Lord Jones: The noble Lord has pinpointed a problem of success. Perhaps the explanation is that it is the Prime Minister’s very good friend Prudence.

Lord Kirkwood of Kirkhope: I am sure that Prudence has a part to play in all this. I am not saying that it would be better if we had to be looking for Treasury grants. My noble friend, if I can call him that, and I were in the House of Commons at a time of big Treasury grants, not under this Administration but in times gone by. I do not want to get tempted into this issue because it is too late in the afternoon, but big Treasury grants were often required in the past to make this balance. This is a happy circumstance and I am grateful to Prudence, but she has some explaining to do at the National Pensioners Convention at Blackpool as well and the Minister had better take her with him when he goes.

Lord Skelmersdale: I am all for the noble Lord, Lord Kirkwood, putting flesh on my bones, but I hope he does not overdo it, because otherwise I shall have to go on a diet and stop thinking for a bit, which would probably be a good thing for the House but a bad thing for me.

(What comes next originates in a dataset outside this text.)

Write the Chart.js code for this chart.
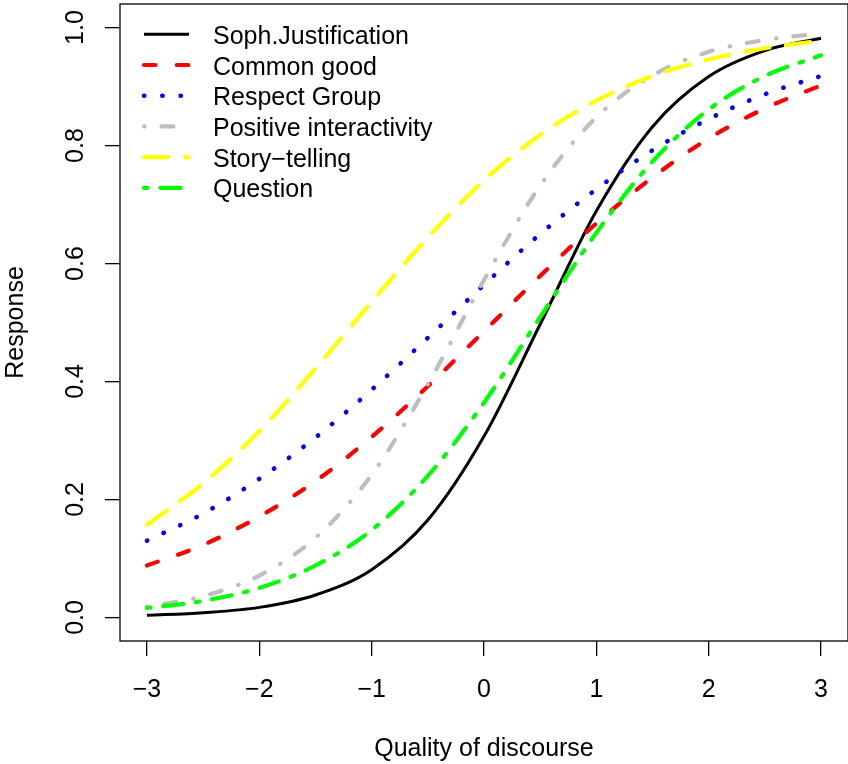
<!DOCTYPE html>
<html>
<head>
<meta charset="utf-8">
<script src="https://cdn.jsdelivr.net/npm/chart.js@4.4.0/dist/chart.umd.min.js"></script>
<style>
  html, body { margin: 0; padding: 0; background: #fff; }
  canvas { display: block; }
</style>
</head>
<body>
<canvas id="curve" width="848" height="764"></canvas>
<script>
// valori (curve caratteristiche)
const xVals = [-3, -2.5, -2, -1.5, -1, -0.5, 0, 0.5, 1, 1.5, 2, 2.5, 3];
const sophJustification = [0.0035, 0.008, 0.017, 0.038, 0.081, 0.165, 0.307, 0.497, 0.689, 0.832, 0.917, 0.961, 0.982];
const commonGood = [0.088, 0.123, 0.171, 0.231, 0.306, 0.392, 0.485, 0.579, 0.668, 0.746, 0.812, 0.863, 0.902];
const respectGroup = [0.130, 0.176, 0.235, 0.305, 0.386, 0.474, 0.564, 0.650, 0.726, 0.792, 0.845, 0.887, 0.918];
const positiveInteractivity = [0.018, 0.036, 0.071, 0.135, 0.242, 0.395, 0.572, 0.732, 0.848, 0.919, 0.959, 0.979, 0.990];
const storyTelling = [0.157, 0.227, 0.316, 0.422, 0.535, 0.644, 0.741, 0.818, 0.876, 0.918, 0.946, 0.965, 0.978];
const question = [0.016, 0.028, 0.050, 0.088, 0.148, 0.240, 0.364, 0.509, 0.652, 0.773, 0.861, 0.918, 0.953];

const seriesNames = ['Soph.Justification', 'Common good', 'Respect Group', 'Positive interactivity', 'Story\u2212telling', 'Question'];
const xTicks = [-3, -2, -1, 0, 1, 2, 3];
const xTickLabels = ['\u22123', '\u22122', '\u22121', '0', '1', '2', '3'];
const yTicks = [0, 0.2, 0.4, 0.6, 0.8, 1.0];
const yTickLabels = ['0.0', '0.2', '0.4', '0.6', '0.8', '1.0'];

const FONT = "25px 'Liberation Sans', Arial, sans-serif";

function pts(arr) {
    return arr.map((v, i) => ({ x: xVals[i], y: v }));
}

const styles = [
    { color: '#000000', width: 3, dash: [] },             // solido
    { color: '#FF0000', width: 4.2, dash: [11.5, 21.3] },  // tratteggio
    { color: '#0000FF', width: 4.6, dash: [0.3, 18] },     // puntini
    { color: '#BEBEBE', width: 4.2, dash: [0.5, 17, 12, 17.5] }, // punto-linea
    { color: '#FFFF00', width: 4.2, dash: [24.5, 16.5] },  // tratto lungo
    { color: '#00FF00', width: 4.2, dash: [3.7, 12.7, 20.1, 12.7] } // due tratti
];
const series = [sophJustification, commonGood, respectGroup, positiveInteractivity, storyTelling, question];

const datasets = series.map((s, i) => ({
    label: seriesNames[i],
    data: pts(s),
    borderColor: styles[i].color,
    borderWidth: styles[i].width,
    borderDash: styles[i].dash,
    borderCapStyle: i === 0 ? 'butt' : 'round',
    borderJoinStyle: 'round',
    pointRadius: 0,
    cubicInterpolationMode: 'monotone',
    fill: false,
    order: 10 - i // come in R: l'ultima serie sopra
}));

// box, etichette e legenda stile R
const rStyle = {
    id: 'rStyle',
    afterDraw(chart) {
        const c = chart.ctx;
        const a = chart.chartArea;
        const xs = chart.scales.x, ys = chart.scales.y;
        c.save();
        c.strokeStyle = '#000';
        c.lineWidth = 1.3;
        c.strokeRect(a.left, a.top, a.right - a.left, a.bottom - a.top);

        c.fillStyle = '#000';
        c.font = FONT;
        c.textAlign = 'center';
        c.textBaseline = 'alphabetic';
        xTicks.forEach((v, i) => {
            c.fillText(xTickLabels[i], xs.getPixelForValue(v), 697);
        });
        yTicks.forEach((v, i) => {
            c.save();
            c.translate(83, ys.getPixelForValue(v));
            c.rotate(-Math.PI / 2);
            c.fillText(yTickLabels[i], 0, 0);
            c.restore();
        });
        c.fillText('Quality of discourse', (a.left + a.right) / 2, 756);
        c.save();
        c.translate(23, (a.top + a.bottom) / 2);
        c.rotate(-Math.PI / 2);
        c.fillText('Response', 0, 0);
        c.restore();

        // legenda
        c.textAlign = 'left';
        chart.data.datasets.forEach((d, i) => {
            const y = 34.3 + i * 30.7;
            c.save();
            c.strokeStyle = d.borderColor;
            c.lineWidth = d.borderWidth;
            c.setLineDash(d.borderDash);
            c.lineCap = d.borderCapStyle;
            c.beginPath();
            c.moveTo(144, y);
            c.lineTo(189, y);
            c.stroke();
            c.restore();
            c.fillText(d.label, 213, y + 9.5);
        });
        c.restore();
    }
};

const ctx = document.getElementById('curve').getContext('2d');

new Chart(ctx, {
    type: 'line',
    data: { datasets: datasets },
    options: {
        responsive: false,
        animation: false,
        devicePixelRatio: 1,
        layout: { padding: { top: 4, right: 0, left: 0, bottom: 0 } },
        plugins: {
            legend: { display: false },
            tooltip: { enabled: false }
        },
        scales: {
            x: {
                type: 'linear',
                min: -3.24,
                max: 3.24,
                afterBuildTicks: s => { s.ticks = xTicks.map(v => ({ value: v })); },
                afterFit: s => { s.height = 123; },
                ticks: { display: false },
                border: { display: false },
                grid: { drawOnChartArea: false, drawTicks: true, tickLength: 15, color: '#000', lineWidth: 1.3 }
            },
            y: {
                type: 'linear',
                min: -0.04,
                max: 1.04,
                afterBuildTicks: s => { s.ticks = yTicks.map(v => ({ value: v })); },
                afterFit: s => { s.width = 120; },
                ticks: { display: false },
                border: { display: false },
                grid: { drawOnChartArea: false, drawTicks: true, tickLength: 15, color: '#000', lineWidth: 1.3 }
            }
        }
    },
    plugins: [rStyle]
});
</script>
</body>
</html>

The order is rather different in amount from the uprating order that we have just discussed. It is also different in scope. The House as a whole must surely believe, as I do, that Ministers in the department have behaved disgracefully. The Committee will remember that on the last Pensions Bill, the noble Baroness, Lady Hollis, withdrew an amendment about allowing women, in particular, to buy extra years of class 3 contributions to augment their often lamentable state pensions on the basis of the promise that Ministers would find some way of achieving her aims, although not necessarily through buying more class 3 contributions. The noble Baroness asked an Oral Question on 17 December last about what progress the review was making. The noble Lord, Lord McKenzie of Luton, gave her the dismal answer that progress could not be made. He claimed that pensioners had been well served by the Government and pointed out that with the reduction in qualifying years from 44 to 30, by 2010 three-quarters of women would get their full state pension and 90 per cent would qualify by 2025. That is in col. 468 on 17 December 2007.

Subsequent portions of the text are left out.